When a single server rack can generate up to 200 kilowatts of thermal load — in some cases as much as 600 kW, and soon as much as a megawatt — the technology is nearing the point where thermal management is inseparable from data center system management, said Atalla, who joined Trane last year from Collins Aerospace. 

It’s “really important for companies to connect at multiple levels,” said Atalla, who’s been overseeing collaborations between Trane and chip makers on reference designs that integrate cooling with other data center technologies. The designs are model thermal systems that colocation providers and other data center owners can adopt.  

“Every colocation provider is going to go through [this thermal management] journey,” he said. 

Among the company’s recent designs are AI facilities developed in collaboration with NVIDIA for gigawatt-scale data centers.

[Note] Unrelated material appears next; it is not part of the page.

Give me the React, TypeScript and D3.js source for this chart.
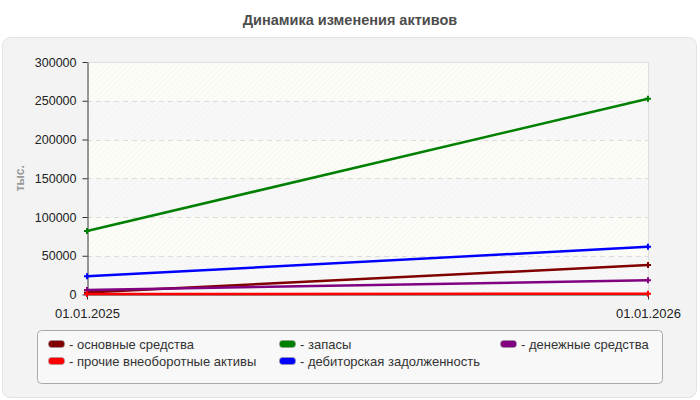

The designs, which integrate with NVIDIA’s Omniverse DSX Blueprint, include Trane chillers, coolant distribution units, or CDUs, heat exchangers, pumps and control sequences. 

“Built on the NVIDIA Omniverse Blueprint, [the designs] enhance sustainability and optimize operations,” Trane says on its website.  

 Atalla said direct-to-chip liquid cooling CDUs, which deliver a water glycol mixture to the chips, are becoming essential given the power and speed at which chips operate. “You are going to need liquid cooling — there is no way around it,” he said. 

At a conference in late April, Atalla and Phill Lawson-Shanks, chief innovation and technology officer at Aligned Data Centers, said cooling systems today effectively operate as part of the system, which makes managing the thermal load inseparable from managing the system itself.

“You have to start thinking about the whole building as a cohesive system,” said Lawson-Shanks, whose company designs and builds data centers, “not separate layers reacting to each other.” 

“The heat source drives everything,” Atalla said at the conference.

With liquid cooling, there’s no margin for the power to go down, Attila and Lawson-Shanks said. 

Unlike with conventional air cooled systems, which can last several minutes before the system’s thermal limit is reached, liquid-cooled systems can only last a few seconds. For that reason, backup storage power that triggers immediately is essential. That imperative effectively makes components of energy management part of the thermal system, they said.  

“With liquid … you need immediate continuity on the mechanical side,” Lawson-Shanks said.  

Given the integration that’s needed for the power, cooling and chips to work together, the industry is moving toward more connected control. But it’s not there yet, Atalla said.  

“Ideally, you want to have your cooling system be able to react with ups and downs of computing demand,” he said, which would mean having the thermal management provider connected to the operations system.  

Atalla likened data centers to the aerospace industry in the importance of seamless collaboration, because the final product is only as good as the integration of the component parts.  

“These [hyperscalers and other data center owners] are making billion dollar investments and they need to make sure everybody will deliver,” he said. You “have [to have] the relationships when things don’t go as planned.”